● REQUIREMENT: Starting from the top of the material, restate each line exactly until the line that contains "YAxis, CartesianGrid, Legend", which is also copied. Pictures are excluded.

# SUPPLIED DATA start

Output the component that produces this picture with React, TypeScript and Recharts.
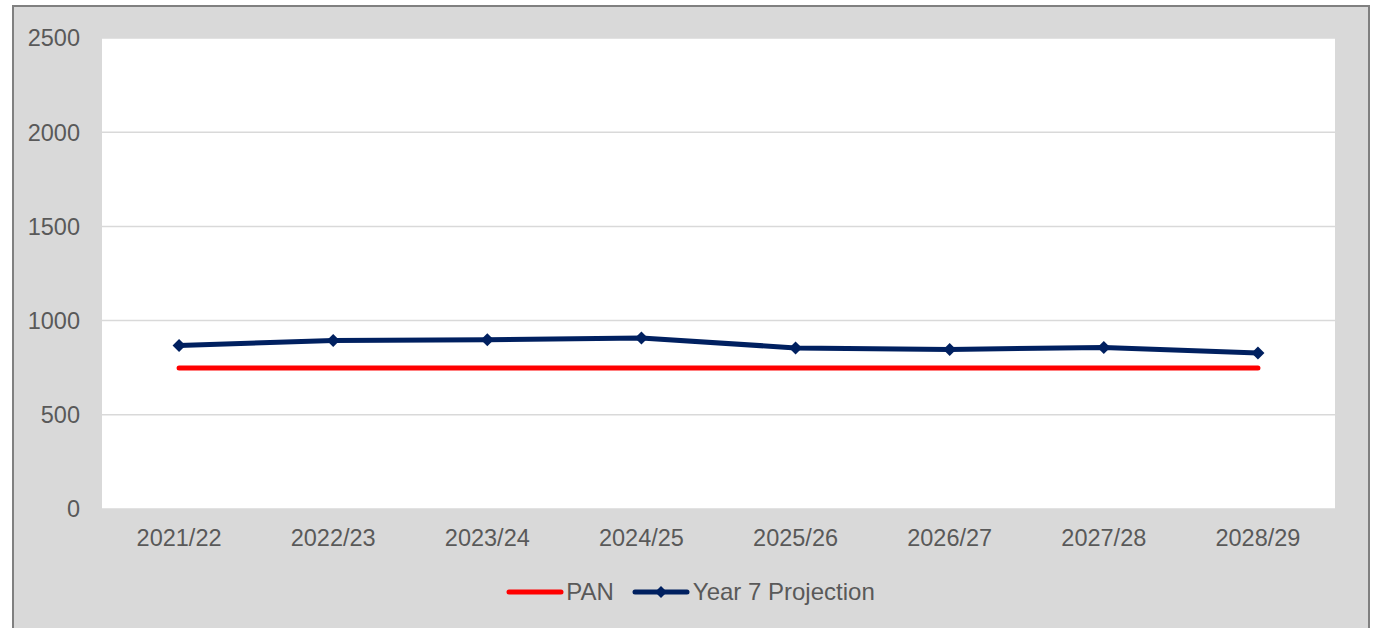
import React from 'react';
import { LineChart, Line, XAxis, YAxis, CartesianGrid, Legend } from 'recharts';

const COLORS = {
    pan: '#ff0000',
    projection: '#002060',
    text: '#595959',
    grid: '#d9d9d9',
    panel: '#d9d9d9',
    border: '#808080'
};

const years = ['2021/22', '2022/23', '2023/24', '2024/25', '2025/26', '2026/27', '2027/28', '2028/29'];
const panValues = [748, 748, 748, 748, 748, 748, 748, 748];
const projectionValues = [868, 894, 899, 908, 855, 847, 857, 828];
const yTicks = [0, 500, 1000, 1500, 2000, 2500];

const chartData = years.map((year, i) => ({
    year,
    PAN: panValues[i],
    'Year 7 Projection': projectionValues[i]
}));

const FONT = '"Liberation Sans", Arial, sans-serif';

const Diamond = (props: any) => {
    const { cx, cy } = props;
    if (cx == null || cy == null) return null;
    const r = 6.5;
    return (
        <polygon
            points={`${cx},${cy - r} ${cx + r},${cy} ${cx},${cy + r} ${cx - r},${cy}`}
            fill={COLORS.projection}
        />
    );
};

const renderLegend = () => (
    <div style={{ display: 'flex', justifyContent: 'center', alignItems: 'center', marginTop: 19, paddingLeft: 46, fontFamily: FONT, fontSize: 24, color: COLORS.text }}>
        <svg width={58} height={10} style={{ marginRight: 2 }}>
            <line x1={3} y1={5} x2={55} y2={5} stroke={COLORS.pan} strokeWidth={5} strokeLinecap="round" />
        </svg>
        <span style={{ marginRight: 18 }}>PAN</span>
        <svg width={58} height={14} style={{ marginRight: 3 }}>
            <line x1={3} y1={7} x2={55} y2={7} stroke={COLORS.projection} strokeWidth={5} strokeLinecap="round" />
            <polygon points="29,1 35,7 29,13 23,7" fill={COLORS.projection} />
        </svg>
        <span>Year 7 Projection</span>
    </div>
);

export default function App() {
    return (
        <div style={{ position: 'absolute', left: 0, top: 0, width: 1375, height: 628, overflow: 'hidden' }}>
            <div
                style={{
                    position: 'absolute',
                    left: 12,
                    top: 5,
                    width: 1354,
                    height: 640,
                    background: COLORS.panel,
                    border: `2px solid ${COLORS.border}`
                }}
            />
            <div style={{ position: 'absolute', left: 0, top: 0 }}>
                <LineChart width={1375} height={628} data={chartData} margin={{ top: 38, right: 40, left: 0, bottom: 18 }}>
                    <CartesianGrid vertical={false} stroke={COLORS.grid} strokeWidth={1.5} fill="#ffffff" />
                    <XAxis
                        dataKey="year"
                        scale="band"
                        interval={0}
                        axisLine={false}
                        tickLine={false}
                        tickSize={0}
                        tickMargin={20}
                        height={50}
                        tick={{ fill: COLORS.text, fontSize: 23.5, fontFamily: FONT }}
                    />
                    <YAxis
                        domain={[0, 2500]}
                        ticks={yTicks}
                        width={102}
                        axisLine={false}
                        tickLine={false}
                        tickSize={0}
                        tickMargin={22}
                        tick={{ fill: COLORS.text, fontSize: 23.5, fontFamily: FONT }}
                    />
                    <Legend verticalAlign="bottom" height={51} content={renderLegend} />
                    <Line
                        dataKey="PAN"
                        stroke={COLORS.pan}
                        strokeWidth={5}
                        strokeLinecap="round"
                        dot={false}
                        isAnimationActive={false}
                    />
                    <Line
                        dataKey="Year 7 Projection"
                        stroke={COLORS.projection}
                        strokeWidth={5}
                        dot={<Diamond />}
                        isAnimationActive={false}
                    />
                </LineChart>
            </div>
        </div>
    );
}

# SUPPLIED DATA end

● WRITTEN RESPONSE:
Output the component that produces this picture with React, TypeScript and Recharts.
import React from 'react';
import { LineChart, Line, XAxis, YAxis, CartesianGrid, Legend } from 'recharts';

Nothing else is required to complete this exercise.